Chapter 69 Caleb comes to tell Bulstrode that Mr Raffles is ill at Stone Court; Bulstrode sends for Dr Lydgate; Caleb has heard what Raffles has to say and although he will not repeat it he resigns his position with Bulstrode: ‘Put your business in some other hands than mine… I am ready to believe better when better is proved’.

Chapter 70 Bulstrode goes through Raffles pockets and works out that he has been nowhere nearer Middlemarch than Bilkley, 40 miles away. He is relieved. Meanwhile ‘he could not but see the death of Raffles and see in it his own deliverance’. Bulstrode does not follow Dr Lydgates instructions and allows Mrs Abel, the housekeeper, to give raffles a large amount of brandy and opium. Bulstrode gets out of bed at about six and does some more praying. George Eliot comments on his ‘private prayer’. He removes the evidence from Raffles bedroom. Raffles dies. Dr Lydgate feels that it would be rude to ask if his instructions had been faithfully carried out.
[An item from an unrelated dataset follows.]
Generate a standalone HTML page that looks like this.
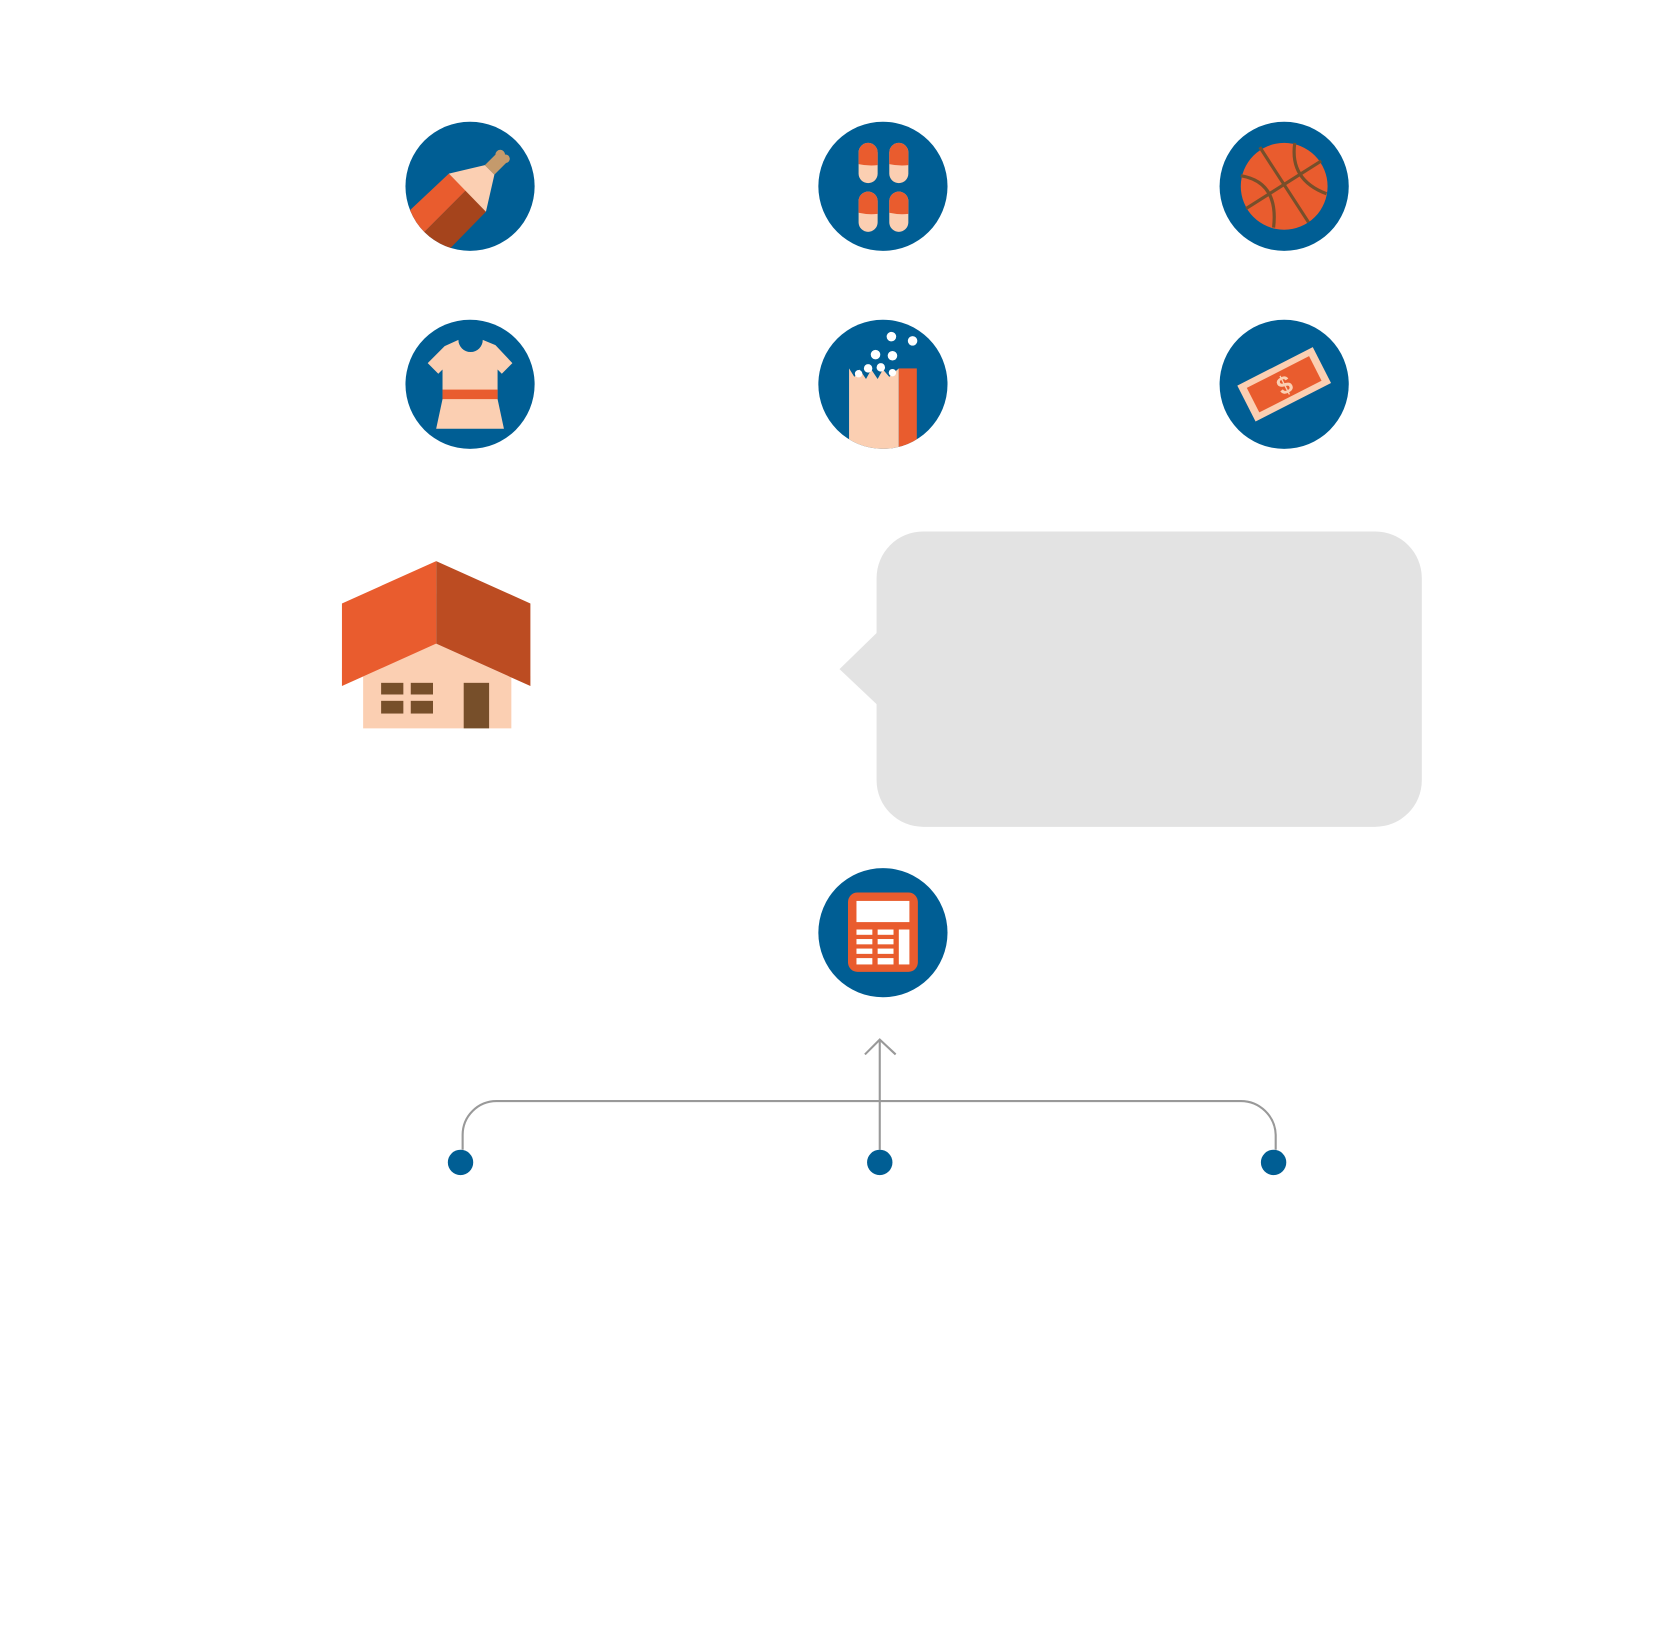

Ch 71 begins as a slightly humorous ‘here in the pub’ story, until Mr Bambridge begins to tell the story about Bulstrode that he had learned from Raffles, and learns from Mr Hopkins that Raffles is dead and buried: ‘it was what Bulstrode had dreaded the betrayal of – and hoped to have buried for ever with the corpse of Raffles… that haunting ghost of his earlier life…’ all this while Mr Bulstrode is riding past the pub. Then there is ‘a necessary “putting two and two together”’. Lydgate comes into the story; the gossip spreads, especially in The Tankard; Mr Bulstrode goes to the Sanitary Meeting; Mr Hawley, with ‘curtness and self-possession…’ asks him to resign. Mr Bulstrode ‘since the first mention of his name, had been going through a crisis… a failure… that God disowned him before men… the agony of terror that fails to kill…’ Bulstrode begins to defend himself, but Mr Thesiger says he should ‘quit the room, and avoid further hindrance to business’.
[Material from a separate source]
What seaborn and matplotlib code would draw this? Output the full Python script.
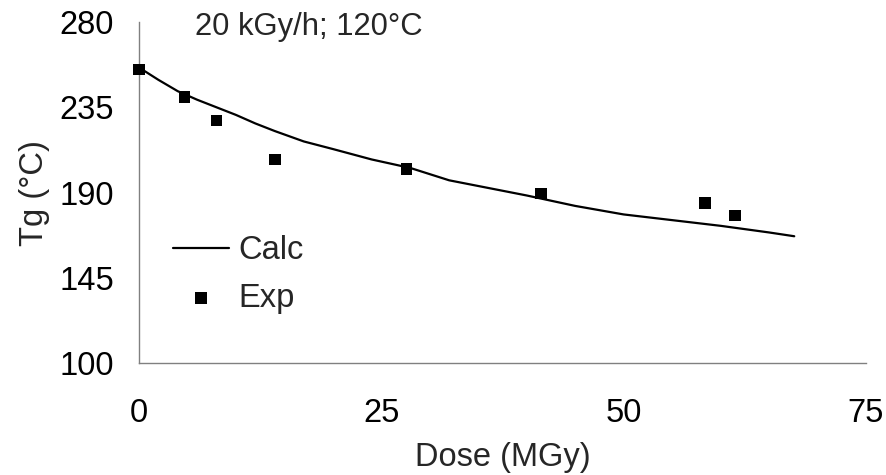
import numpy as np
import pandas as pd
import matplotlib
matplotlib.use("Agg")
import matplotlib.pyplot as plt
import seaborn as sns

# calculated curve
calc_dose = [0, 2, 4, 6, 8, 10, 12, 14, 17, 20, 24, 28, 32, 36, 40, 45, 50, 55, 60, 65, 67.6]
calc_tg = [256, 249.5, 243.5, 239, 235, 231, 226.5, 222.5, 217, 213, 207.5, 203, 196.5, 192.5, 188.5, 183, 178.5, 175.5, 172.5, 169, 167]

# experimental points
exp_dose = [0, 4.7, 8.0, 14.0, 27.6, 41.5, 58.4, 61.5]
exp_tg = [255, 240.5, 228, 207.5, 202.5, 189.5, 184.5, 178]

x_ticks = [0, 25, 50, 75]
y_ticks = [100, 145, 190, 235, 280]

sns.set_style("white")
plt.rcParams['font.family'] = ['Liberation Sans', 'DejaVu Sans']
fs = 23.5

df_calc = pd.DataFrame({'Dose': calc_dose, 'Tg': calc_tg})
df_exp = pd.DataFrame({'Dose': exp_dose, 'Tg': exp_tg})

fig = plt.figure(figsize=(8.87, 4.75), dpi=100)
ax = fig.add_axes([0.1567, 0.2352, 0.8196, 0.7185])

sns.lineplot(data=df_calc, x='Dose', y='Tg', color='black', linewidth=1.6, label='Calc', ax=ax)
sns.scatterplot(data=df_exp, x='Dose', y='Tg', marker='s', s=70, color='black',
                edgecolor='none', label='Exp', ax=ax, clip_on=False, zorder=3)

ax.set_xlim(0, 75)
ax.set_ylim(100, 280)
ax.set_xticks(x_ticks)
ax.set_yticks(y_ticks)
ax.set_xlabel('Dose (MGy)', fontsize=fs, labelpad=9)
ax.set_ylabel('Tg (°C)', fontsize=fs, labelpad=7)

for s in ['top', 'right']:
    ax.spines[s].set_visible(False)
for s in ['left', 'bottom']:
    ax.spines[s].set_color('#808080')
    ax.spines[s].set_linewidth(1)
ax.tick_params(axis='both', direction='out', length=7, width=1, color='#808080',
               labelsize=fs, labelcolor='black')
ax.tick_params(axis='x', pad=18)
ax.tick_params(axis='y', pad=11)

ax.text(0.077, 0.985, '20 kGy/h; 120°C', transform=ax.transAxes,
        fontsize=22.3, ha='left', va='center')

ax.legend(loc='upper left', bbox_to_anchor=(0.047, 0.375), frameon=False,
          fontsize=fs, handlelength=1.7, handletextpad=0.3, labelspacing=0.5,
          borderpad=0, borderaxespad=0)

fig.savefig('out.png', dpi=100)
Ch 85 (Book 8) continues the story. There is the quotation from Pilgrims Progress, applied to Mr Bulstrodes state of mind: ‘a man who cannot call himself a martyr… for not being the man he professed to be…’ and later: ‘this was the consciousness that Bulstrode was withering under… concealment had been the habit of his life, and the impulse to confession had no power against the dread of a deeper humiliation… he felt a deep distress at the sight of her suffering.’

The interest moves away from Bulstrode as soon as he has made the financial and business arrangements that leave Mrs Bulstrode as the owner of Stone Court, Caleb as the manager, and Fred as the farmer, and leaves the Bulstrode family to retire somewhere where nobody knows them. The interest now centres on Dorothea and Will.